There. I feel much better now.
but c’mon, Tirion! You’re a fucking military mastermind! You’ve whopped Artys ass at least once! So what’s up with all this horseback crap? There’s no point! Yes, I know – “gameplay mechanics demand” etc etc. The Argent Tournament was a precursor to what I like to think of as the Harrowing: The Golden Lotus dailies bonanza in Mists of Pandaria. Oh, we should have known … not only was the Beware of the “Unbeatable?” Pterodactyl a once only quest that magically turned into a daily. We also had our fill with both Therazane and dailies in Twilight Highlands. Dailies are another pet peeve, by the way. I’m not sure if I like them or not; they’re fun the first 5 times. Then it’s more like chinese water torture (wich I imagine goes very well with the asian theme of MoP).
The utter _stupidity_ of militrary commanders in Azeroth is mindboggling. There’s no end to it! Patch 5.4 is coming up and from what I’ve heard and seen from datamined stuff things go sour about 2 minutes after landing on the beach. Gameplay trumps lore, always, I know. Wich is why this is a pet peeve. I believe the initial territorial gains of the Horde in Ashenvale has been lost, in lore, that is. Night elves have pushed back the Horde all the way to Azshara. From a strategic perspecitve an assault on Orgrimmars back door would make more sense than a naval invasion of a heavily fortified port. Or, you know – something. Why not drop a big bloody Arcane bomb on the whole of Orc City? give a goblin tech enough gold and he’ll forget his “Loktar”.

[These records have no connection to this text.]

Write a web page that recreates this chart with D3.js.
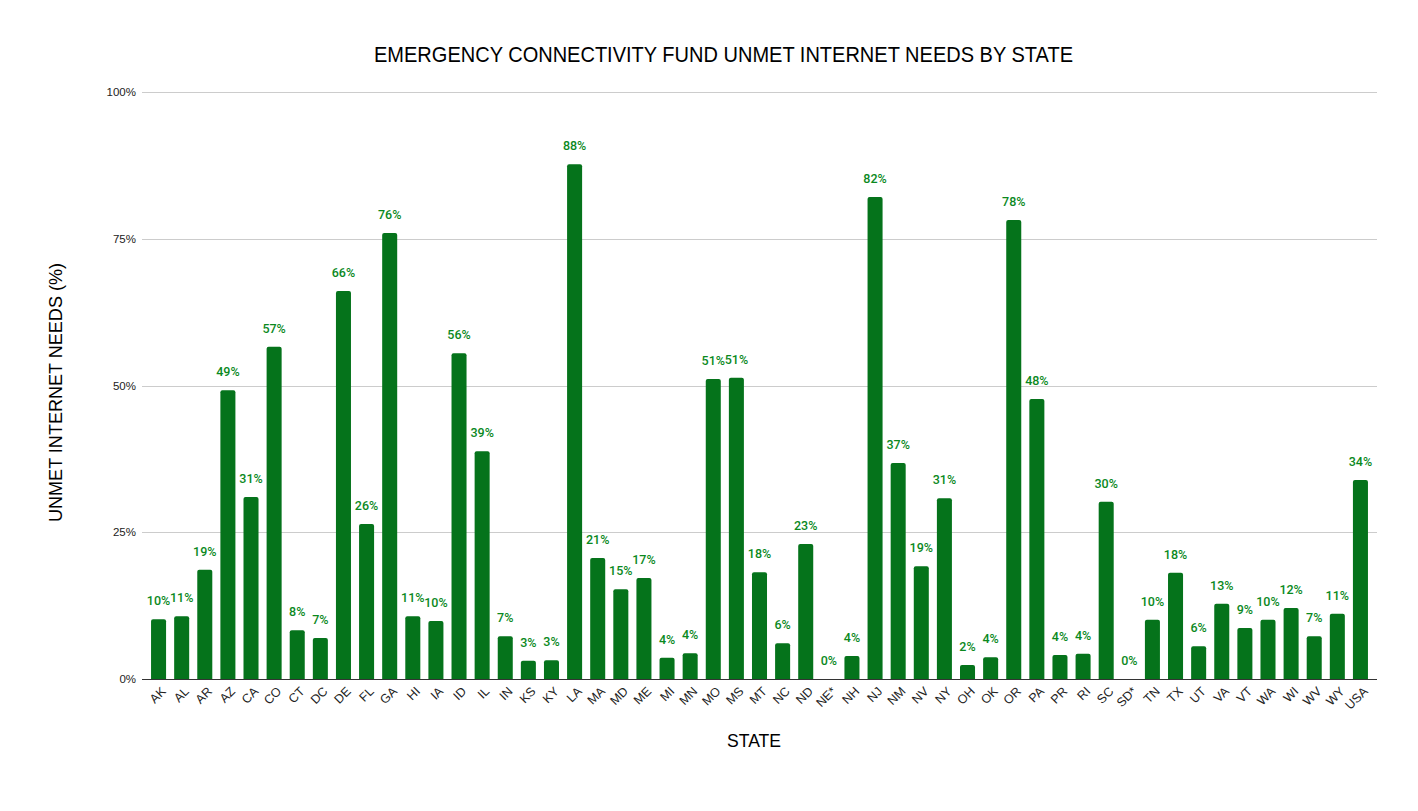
<!DOCTYPE html>
<html>
<head>
<meta charset="utf-8">
<script src="https://cdn.jsdelivr.net/npm/d3@7"></script>
<style>
  body { margin: 0; background: #fff; }
  svg { display: block; }
</style>
</head>
<body>
<svg id="chart" width="1418" height="811"></svg>
<script>
// states along the x axis
var states = ["AK", "AL", "AR", "AZ", "CA", "CO", "CT", "DC", "DE", "FL", "GA", "HI", "IA", "ID", "IL", "IN", "KS", "KY",
  "LA", "MA", "MD", "ME", "MI", "MN", "MO", "MS", "MT", "NC", "ND", "NE*", "NH", "NJ", "NM", "NV", "NY", "OH", "OK",
  "OR", "PA", "PR", "RI", "SC", "SD*", "TN", "TX", "UT", "VA", "VT", "WA", "WI", "WV", "WY", "USA"];
// unmet needs in percent
var unmet = [10.2, 10.7, 18.6, 49.2, 31.0, 56.6, 8.3, 7.0, 66.1, 26.4, 76.0, 10.7, 9.9, 55.5, 38.8, 7.3, 3.1, 3.2,
  87.7, 20.6, 15.3, 17.2, 3.6, 4.4, 51.1, 51.3, 18.2, 6.1, 23.0, 0, 3.9, 82.1, 36.8, 19.2, 30.8, 2.4, 3.7,
  78.2, 47.7, 4.1, 4.3, 30.2, 0, 10.1, 18.1, 5.6, 12.8, 8.7, 10.1, 12.1, 7.3, 11.1, 33.9];
var yTicks = [0, 25, 50, 75, 100];

var svg = d3.select("#chart");

var x = d3.scaleBand()
  .domain(states)
  .range([147, 1372])
  .paddingInner(0.35)
  .paddingOuter(0.175);

var y = d3.scaleLinear()
  .domain([0, 100])
  .range([679, 92]);

// gridlines
svg.append("g")
  .selectAll("line")
  .data(yTicks)
  .enter()
  .append("line")
  .attr("x1", 142)
  .attr("x2", 1377)
  .attr("y1", function (d) { return Math.round(y(d)) + 0.5; })
  .attr("y2", function (d) { return Math.round(y(d)) + 0.5; })
  .attr("stroke", "#cccccc")
  .attr("stroke-width", 1);

// y tick labels
svg.append("g")
  .selectAll("text")
  .data(yTicks)
  .enter()
  .append("text")
  .attr("x", 136)
  .attr("y", function (d) { return y(d) + 4; })
  .attr("text-anchor", "end")
  .attr("font-family", "Liberation Sans, Arial, sans-serif")
  .attr("font-size", 11.5)
  .attr("fill", "#222")
  .text(function (d) { return d + "%"; });

// bars with slightly rounded tops
function barPath(d, i) {
  var x0 = x(states[i]), w = x.bandwidth(), y0 = y(0), y1 = y(d), r = 2;
  if (y0 - y1 < r) r = Math.max(0, y0 - y1);
  return "M" + x0 + "," + y0 +
    "V" + (y1 + r) +
    "Q" + x0 + "," + y1 + " " + (x0 + r) + "," + y1 +
    "H" + (x0 + w - r) +
    "Q" + (x0 + w) + "," + y1 + " " + (x0 + w) + "," + (y1 + r) +
    "V" + y0 + "Z";
}

svg.append("g")
  .selectAll("path")
  .data(unmet)
  .enter()
  .append("path")
  .attr("d", barPath)
  .attr("fill", "#05731b");

// value labels
svg.append("g")
  .selectAll("text")
  .data(unmet)
  .enter()
  .append("text")
  .attr("x", function (d, i) { return x(states[i]) + x.bandwidth() / 2; })
  .attr("y", function (d) { return y(d) - 14; })
  .attr("text-anchor", "middle")
  .attr("font-family", "Roboto, sans-serif")
  .attr("font-size", 12.5)
  .attr("font-weight", 500)
  .attr("fill", "#0b891e")
  .text(function (d) { return Math.round(d) + "%"; });

// x axis line
svg.append("line")
  .attr("x1", 142)
  .attr("x2", 1377)
  .attr("y1", 679.5)
  .attr("y2", 679.5)
  .attr("stroke", "#333")
  .attr("stroke-width", 1);

// x tick labels, rotated
svg.append("g")
  .selectAll("text")
  .data(states)
  .enter()
  .append("text")
  .attr("transform", function (d) {
    return "translate(" + (x(d) + x.bandwidth() / 2 + 5) + ",689) rotate(-45)";
  })
  .attr("text-anchor", "end")
  .attr("dy", "0.35em")
  .attr("font-family", "Liberation Sans, Arial, sans-serif")
  .attr("font-size", 12.5)
  .attr("fill", "#222")
  .text(function (d) { return d; });

// title
svg.append("text")
  .attr("x", 723.5)
  .attr("y", 61.5)
  .attr("text-anchor", "middle")
  .attr("font-family", "Liberation Sans, Arial, sans-serif")
  .attr("font-size", 22)
  .attr("textLength", 699)
  .attr("lengthAdjust", "spacingAndGlyphs")
  .attr("fill", "#000")
  .text("EMERGENCY CONNECTIVITY FUND UNMET INTERNET NEEDS BY STATE");

// x axis title
svg.append("text")
  .attr("x", 754)
  .attr("y", 747)
  .attr("text-anchor", "middle")
  .attr("font-family", "Liberation Sans, Arial, sans-serif")
  .attr("font-size", 18)
  .attr("textLength", 54)
  .attr("lengthAdjust", "spacingAndGlyphs")
  .attr("fill", "#000")
  .text("STATE");

// y axis title
svg.append("text")
  .attr("transform", "translate(62,392.5) rotate(-90)")
  .attr("text-anchor", "middle")
  .attr("font-family", "Liberation Sans, Arial, sans-serif")
  .attr("font-size", 19)
  .attr("textLength", 259)
  .attr("lengthAdjust", "spacingAndGlyphs")
  .attr("fill", "#000")
  .text("UNMET INTERNET NEEDS (%)");
</script>
</body>
</html>
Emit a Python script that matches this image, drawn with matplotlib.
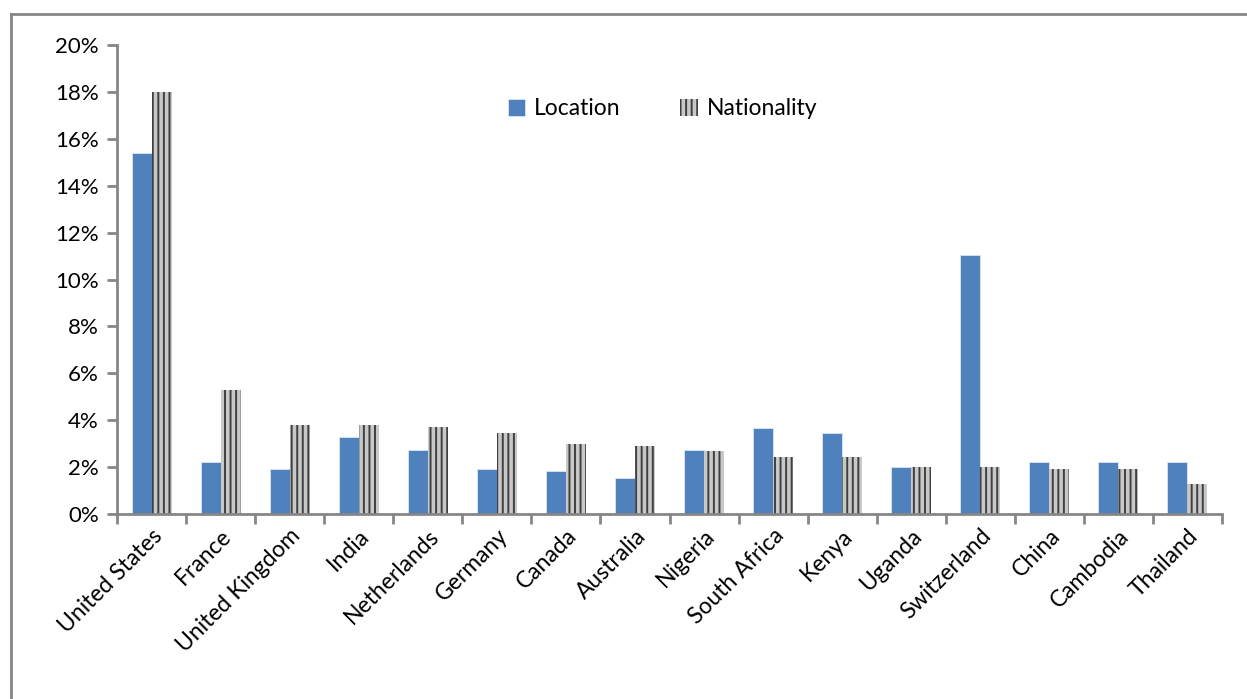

but no-oo… Honor. Better to kill 10.000 soldiers in a stupid invasion from the sea than slowly starve the halfcrazed asshat Garrosh out. Speaking of wich; the Alliance has plenty of assassins (just pick any rogue specced as an ass and give him a legendary cloak; he undoubtedly allready have legendary daggers). But no-ooo. Honor!
No wonder Anduin goes “whatever!” – and sneaks out the door. Alone. At night. For a meeting with a potentially psychotic black dragon in human-ish disguise.